David started by outlining his training in about 1950 at the Somerset Farm Institute, as it then was, in Cannington, and he worked for Ted Owens, NFU County Chairman who was an early advocate of silage making in the county. Later, he was under cowman at the Stawell fruit farm and told us the tale of how he was promoted to cowman after the cowman mistakenly thought he had won the pools and failed to turn up for work.
He then started raising pigs, but he needed to be fully employed on a farm to gain exemption from National Service. So, he arrived to work at Kings Farm down Eastside Lane in Bawdrip and to work for Cecil Pain. This he described as a real throwback to earlier times and his arrival there was certainly a shock to his system. In no uncertain manner he was told that the work started early, and he had to arrive at 6.30 am. This he duly did and arrived to find silence. After a long wait the house keeper came down the stairs to put the kettle on the hob. Another long wait ensued and then the pet family pig arrived to investigate – this was a huge beast. He was then sent out to harness the horse but in the
dark could find no sign of the animal. Eventually met Stan Braddock and the other cowman machine milking the fifteen or so cows with just two buckets and one spare pail.
The horse he was told was in the field and all he had to do was call him and open the gate. He did so and the horse rushed past him and clattered up Eastside lane towards the railway station. Off be went to find it without success. Down hearted he returned to be told the horse always did that and that it would then trot calmly back to its stable and so it proved.
Another exciting and comic story was how he helped Mr Pain to deliver a calf to the local market in a terrifying journey because the old car had a deteriorating windscreen which had a milky opaqueness so that he could not see the road. The farmer leapt up and down to see where he was going, and David certainly had a white-knuckle ride.
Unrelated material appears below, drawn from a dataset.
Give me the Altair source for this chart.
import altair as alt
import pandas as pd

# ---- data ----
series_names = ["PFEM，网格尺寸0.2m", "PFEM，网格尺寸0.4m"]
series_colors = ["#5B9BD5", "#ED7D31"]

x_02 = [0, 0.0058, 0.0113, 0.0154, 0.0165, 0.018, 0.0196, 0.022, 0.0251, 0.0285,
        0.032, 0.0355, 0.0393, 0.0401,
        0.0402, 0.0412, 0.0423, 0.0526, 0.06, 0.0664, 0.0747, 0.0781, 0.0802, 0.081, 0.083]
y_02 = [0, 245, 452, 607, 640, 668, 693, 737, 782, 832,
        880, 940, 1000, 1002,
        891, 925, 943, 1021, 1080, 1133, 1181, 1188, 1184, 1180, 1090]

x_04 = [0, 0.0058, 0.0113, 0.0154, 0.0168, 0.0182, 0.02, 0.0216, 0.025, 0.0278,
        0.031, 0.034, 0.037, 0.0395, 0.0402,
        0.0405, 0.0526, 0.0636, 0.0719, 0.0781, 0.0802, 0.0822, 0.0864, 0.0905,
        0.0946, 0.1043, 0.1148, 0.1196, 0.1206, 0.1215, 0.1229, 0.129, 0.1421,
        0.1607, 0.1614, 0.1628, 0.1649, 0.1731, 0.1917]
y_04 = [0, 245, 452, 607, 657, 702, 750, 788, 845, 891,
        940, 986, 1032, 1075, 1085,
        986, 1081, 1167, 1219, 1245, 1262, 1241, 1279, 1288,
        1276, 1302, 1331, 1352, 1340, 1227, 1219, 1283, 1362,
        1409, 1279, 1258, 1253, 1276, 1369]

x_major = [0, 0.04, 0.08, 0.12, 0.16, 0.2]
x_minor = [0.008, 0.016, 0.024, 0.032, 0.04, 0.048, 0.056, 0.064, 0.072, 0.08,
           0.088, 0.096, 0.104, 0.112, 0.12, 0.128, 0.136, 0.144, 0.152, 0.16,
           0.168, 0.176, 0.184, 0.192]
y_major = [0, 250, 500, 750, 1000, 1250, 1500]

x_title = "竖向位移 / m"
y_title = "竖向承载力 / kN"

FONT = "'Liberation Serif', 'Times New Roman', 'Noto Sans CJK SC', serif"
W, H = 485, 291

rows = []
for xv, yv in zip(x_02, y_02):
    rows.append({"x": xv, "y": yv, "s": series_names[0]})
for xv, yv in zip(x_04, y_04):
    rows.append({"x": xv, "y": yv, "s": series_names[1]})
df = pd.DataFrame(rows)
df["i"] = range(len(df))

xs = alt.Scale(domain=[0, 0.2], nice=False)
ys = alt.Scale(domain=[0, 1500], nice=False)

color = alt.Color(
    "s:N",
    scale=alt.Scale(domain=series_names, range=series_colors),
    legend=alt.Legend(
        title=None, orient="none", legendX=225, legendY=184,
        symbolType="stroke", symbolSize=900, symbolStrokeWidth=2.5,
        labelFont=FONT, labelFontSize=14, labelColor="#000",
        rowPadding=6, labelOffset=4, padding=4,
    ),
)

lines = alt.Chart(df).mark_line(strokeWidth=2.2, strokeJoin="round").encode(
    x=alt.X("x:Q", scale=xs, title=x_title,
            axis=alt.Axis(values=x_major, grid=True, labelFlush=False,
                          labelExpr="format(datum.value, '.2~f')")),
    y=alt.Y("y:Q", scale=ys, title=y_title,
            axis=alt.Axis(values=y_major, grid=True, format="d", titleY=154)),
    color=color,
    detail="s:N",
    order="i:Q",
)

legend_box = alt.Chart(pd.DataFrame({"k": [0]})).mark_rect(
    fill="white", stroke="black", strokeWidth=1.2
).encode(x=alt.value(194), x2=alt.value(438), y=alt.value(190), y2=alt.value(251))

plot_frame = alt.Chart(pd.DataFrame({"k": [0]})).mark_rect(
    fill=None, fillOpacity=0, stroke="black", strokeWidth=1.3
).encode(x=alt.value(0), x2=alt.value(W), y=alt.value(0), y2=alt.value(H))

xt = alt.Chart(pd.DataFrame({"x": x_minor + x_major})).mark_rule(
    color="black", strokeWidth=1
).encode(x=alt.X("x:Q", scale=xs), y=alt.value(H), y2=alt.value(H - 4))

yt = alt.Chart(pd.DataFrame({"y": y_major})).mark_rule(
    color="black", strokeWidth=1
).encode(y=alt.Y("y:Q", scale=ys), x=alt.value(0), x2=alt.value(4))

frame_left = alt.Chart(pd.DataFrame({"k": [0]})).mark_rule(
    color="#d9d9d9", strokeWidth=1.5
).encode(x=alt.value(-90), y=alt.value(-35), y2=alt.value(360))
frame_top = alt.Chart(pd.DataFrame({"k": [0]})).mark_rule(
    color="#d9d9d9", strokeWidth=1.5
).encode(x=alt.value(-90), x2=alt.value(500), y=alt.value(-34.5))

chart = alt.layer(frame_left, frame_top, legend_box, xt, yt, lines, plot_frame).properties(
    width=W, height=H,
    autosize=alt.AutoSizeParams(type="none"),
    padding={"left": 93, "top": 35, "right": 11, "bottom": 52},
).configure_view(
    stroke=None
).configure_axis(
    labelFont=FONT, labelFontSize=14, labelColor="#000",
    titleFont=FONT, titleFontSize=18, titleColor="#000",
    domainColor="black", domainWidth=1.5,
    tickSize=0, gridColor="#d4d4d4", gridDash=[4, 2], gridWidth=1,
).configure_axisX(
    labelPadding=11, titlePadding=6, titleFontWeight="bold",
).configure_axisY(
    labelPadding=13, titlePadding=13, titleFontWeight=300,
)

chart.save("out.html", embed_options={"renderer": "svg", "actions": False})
Mr Pain was keen on measuring the milk in the chums on the sloping milk stage outside the farm, making sure that the content markings were on the downside. He spent a lot of time grumbling about the creamery at Bason Bridge! This took us on to hygiene and milking bails – say no more!
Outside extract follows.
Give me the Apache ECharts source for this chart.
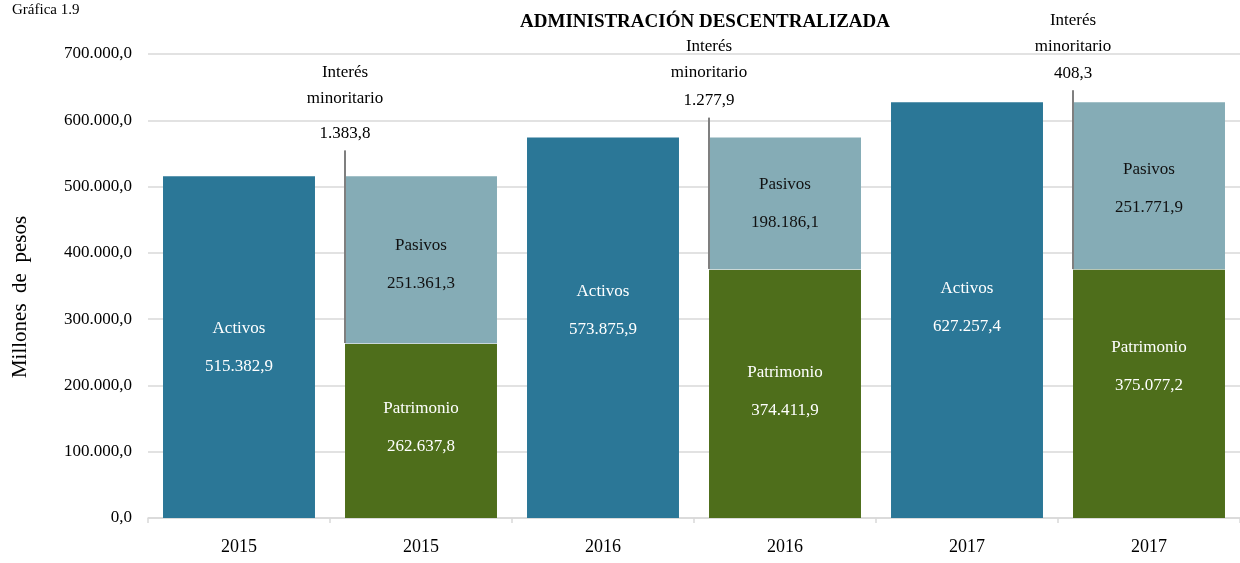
<!DOCTYPE html>
<html>
<head>
<meta charset="utf-8">
<script src="https://cdn.jsdelivr.net/npm/echarts@6/dist/echarts.min.js"></script>
<style>
html,body{margin:0;padding:0;background:#fff;}
#chart{width:1240px;height:563px;}
</style>
</head>
<body>
<div id="chart"></div>
<script>
const categories = ['2015', '2015', '2016', '2016', '2017', '2017'];
const activos    = [515382.9, null, 573875.9, null, 627257.4, null];
const patrimonio = [null, 262637.8, null, 374411.9, null, 375077.2];
const interes    = [null, 1383.8, null, 1277.9, null, 408.3];
const pasivos    = [null, 251361.3, null, 198186.1, null, 251771.9];
const yMin = 0, yMax = 700000, yStep = 100000;

// styling (pixel offsets for callouts / labels)
const calloutGap = { 1: 26, 3: 20, 5: 12 };
const minorGap = { 1: 35, 3: 28, 5: 27 };
const activosShift = { 0: 0, 2: -17, 4: -3 };
const patrimonioShift = { 1: -3, 3: -2, 5: -27 };
const pasivosShift = { 1: 5, 3: 0, 5: 3 };

const FONT = "'Liberation Serif', 'Times New Roman', serif";
const BARW = 0.835;

function fmt(v) {
  const s = v.toFixed(1);
  const [ip, dp] = s.split('.');
  return ip.replace(/\B(?=(\d{3})+(?!\d))/g, '.') + ',' + dp;
}

function barData(arr, shift) {
  return arr.map((v, i) => v == null ? '-' : {
    value: v,
    label: { offset: [0, (shift && shift[i]) || 0] }
  });
}

const calloutData = [];
categories.forEach((c, i) => {
  if (interes[i] != null) {
    const low = patrimonio[i] + interes[i];
    calloutData.push([i, low, low + pasivos[i], interes[i]]);
  }
});

const chart = echarts.init(document.getElementById('chart'), null, { renderer: 'canvas' });

const labelBase = {
  show: true,
  position: 'inside',
  fontFamily: FONT,
  fontSize: 17,
  lineHeight: 38
};

chart.setOption({
  backgroundColor: '#ffffff',
  animation: false,
  title: [
    {
      text: 'ADMINISTRACIÓN DESCENTRALIZADA',
      left: 515, top: 8,
      textStyle: { fontFamily: FONT, fontSize: 19, fontWeight: 'bold', color: '#000' }
    },
    {
      text: 'Gráfica 1.9',
      left: 7, top: -2,
      textStyle: { fontFamily: FONT, fontSize: 15, fontWeight: 'normal', color: '#000' }
    }
  ],
  graphic: [
    {
      type: 'text', x: 20, y: 297, rotation: Math.PI / 2,
      style: { text: 'Millones  de  pesos', align: 'center', verticalAlign: 'middle', fontFamily: FONT, fontSize: 21, fill: '#000' }
    }
  ],
  grid: { left: 148, right: 0, top: 54, bottom: 45, containLabel: false },
  xAxis: {
    type: 'category',
    data: categories,
    boundaryGap: true,
    axisLine: { show: true, lineStyle: { color: '#d9d9d9', width: 1.5 } },
    axisTick: { show: true, length: 5, lineStyle: { color: '#d9d9d9', width: 1.5 } },
    axisLabel: { fontFamily: FONT, fontSize: 18, color: '#000', margin: 20 }
  },
  yAxis: {
    type: 'value',
    min: yMin, max: yMax, interval: yStep,
    axisLine: { show: false },
    axisTick: { show: false },
    splitLine: { show: true, lineStyle: { color: '#d9d9d9', width: 1.5 } },
    axisLabel: { fontFamily: FONT, fontSize: 17, color: '#000', margin: 16, formatter: v => fmt(v) }
  },
  series: [
    {
      name: 'Activos', type: 'bar', stack: 'total', barWidth: (BARW * 100) + '%',
      data: barData(activos, activosShift),
      itemStyle: { color: '#2B7797' },
      label: Object.assign({}, labelBase, { color: '#fff', formatter: p => 'Activos\n' + fmt(p.value) })
    },
    {
      name: 'Patrimonio', type: 'bar', stack: 'total', barWidth: (BARW * 100) + '%',
      data: barData(patrimonio, patrimonioShift),
      itemStyle: { color: '#4E6E1B' },
      label: Object.assign({}, labelBase, { color: '#fff', formatter: p => 'Patrimonio\n' + fmt(p.value) })
    },
    {
      name: 'Interés minoritario', type: 'bar', stack: 'total', barWidth: (BARW * 100) + '%',
      data: barData(interes),
      itemStyle: { color: '#c9d7db' },
      label: { show: false }
    },
    {
      name: 'Pasivos', type: 'bar', stack: 'total', barWidth: (BARW * 100) + '%',
      data: barData(pasivos, pasivosShift),
      itemStyle: { color: '#85ACB6' },
      label: Object.assign({}, labelBase, { color: '#111', formatter: p => 'Pasivos\n' + fmt(p.value) })
    },
    {
      name: 'callout', type: 'custom', z: 10, clip: false,
      data: calloutData,
      renderItem: function (params, api) {
        const ci = api.value(0);
        const base = api.coord([ci, api.value(1)]);
        const top = api.coord([ci, api.value(2)]);
        const band = api.size([1, 0])[0];
        const x = base[0] - band * BARW / 2;
        const lt = top[1] - calloutGap[ci];
        const vy = lt - 17;
        const my = vy - minorGap[ci];
        const iy = my - 26;
        const ts = (t, y) => ({
          type: 'text', x: x, y: y,
          style: { text: t, align: 'center', verticalAlign: 'middle', fontFamily: FONT, fontSize: 17, fill: '#000' }
        });
        return {
          type: 'group',
          children: [
            { type: 'line', shape: { x1: x, y1: lt, x2: x, y2: base[1] }, style: { stroke: '#7f7f7f', lineWidth: 2 } },
            ts(fmt(api.value(3)), vy),
            ts('minoritario', my),
            ts('Interés', iy)
          ]
        };
      }
    }
  ]
});
</script>
</body>
</html>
He told epic stories of selling goldfish. He bought them very cheap but sold them high and it was always the expensive ones which sold although he had paid the same price for them. ‘Gold in them char Goldfish!’ A cautionary tale for modern shoppers as we all feel that more expensive models must always be better. David turned to local personalities focussing on Fred Vernon whom he characterised as a ‘professional drunk’. Stories about his trilby hat, two parrots on his bed head and contretemps at Stawell Village hall then followed to finish the evening! A great talk – you look at photos of solemn people and wonder what their lives were like, but David Gwilliam lifted a corner of the veil and the history of the time came alive.